I want to make linzer cookies with strawberry jam but i've never actually made them before. All the recipes i've seen have different variations and apparently the almond flour is best for raspberry, which recipe should i use for strawberry?
You don't want nut flour, the ground nuts should have some texture, and it's much better to grind them fresh. The original Linzer Torte is made with hazelnuts, but I prefer walnuts- the jam doesn't really matter that much, though raspberry is traditional and probably the best. The recipe I use is
1.5c. AP flour
5 1/2oz. walnuts, finely ground
scant 1/2c. sugar
1 1/2 tsp. vanilla
zest of a lemon
pinch of cinnamon
They're put together in a pretty ordinary fashion, but I find it best to break off the dough (there's doubtless a U tube video) before refrigerating. I roll the dough to 5/32" (a bit more than 1/8) and bake at 360 for about 15 min.- the edges should be slightly brown.
What size pan do you use for this, please?
Huh? I use a cookie sheet+ silpat, whatever size you have.
Smaug is correct in saying that Linzer Torte has ground hazelnuts in the crust.
The type of jam does matter to traditionalists: it must be redcurrant jam.
If you don’t care about tradition, use either walnut or almond per your own preference. After all, you’re putting on your dinner table to feed your guests.
True, I meant the jam doesn't matter much as far as compatibility with the dough.

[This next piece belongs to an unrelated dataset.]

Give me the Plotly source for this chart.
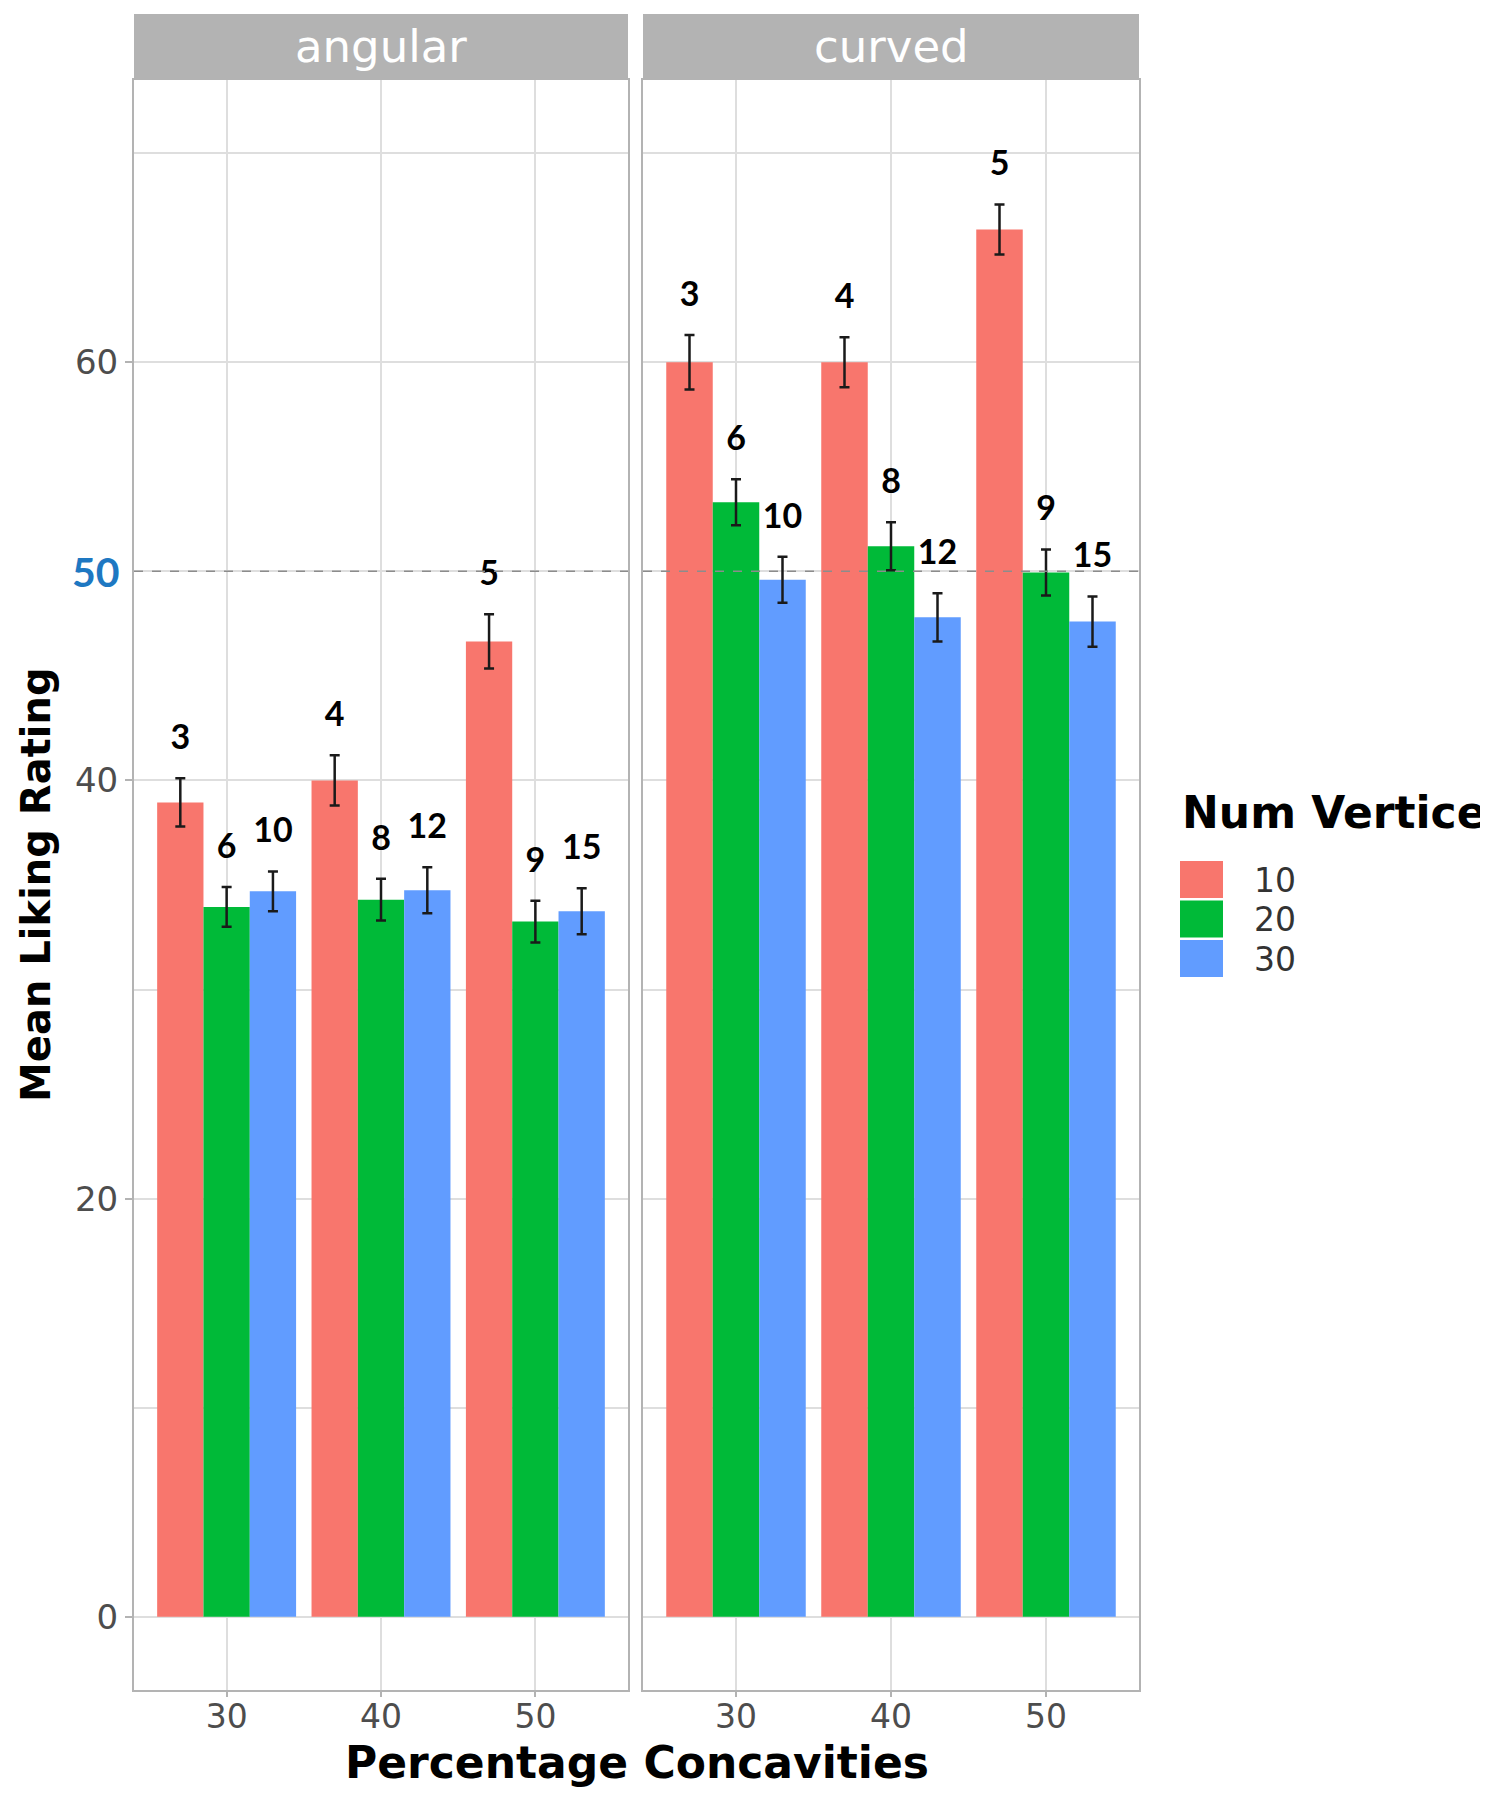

I have decades of experience eating desserts made with various nut doughs and various fruits (including, but not limited to all the ones mentioned in this discussion) and I believe there are a large number of enjoyable combinations. But that’s just me...
I know my personal preferences occasionally do not match those of others here so it is important for each cook to make these types of decisions based on their own likes and dislikes.
True- on reflection I might skip the cinnamon with strawberry jam. Both hazelnuts and red currants seem to be a good deal more popular in Europe than here- I don't think I ever actually tried this with red currant jam, but baking season is upon us.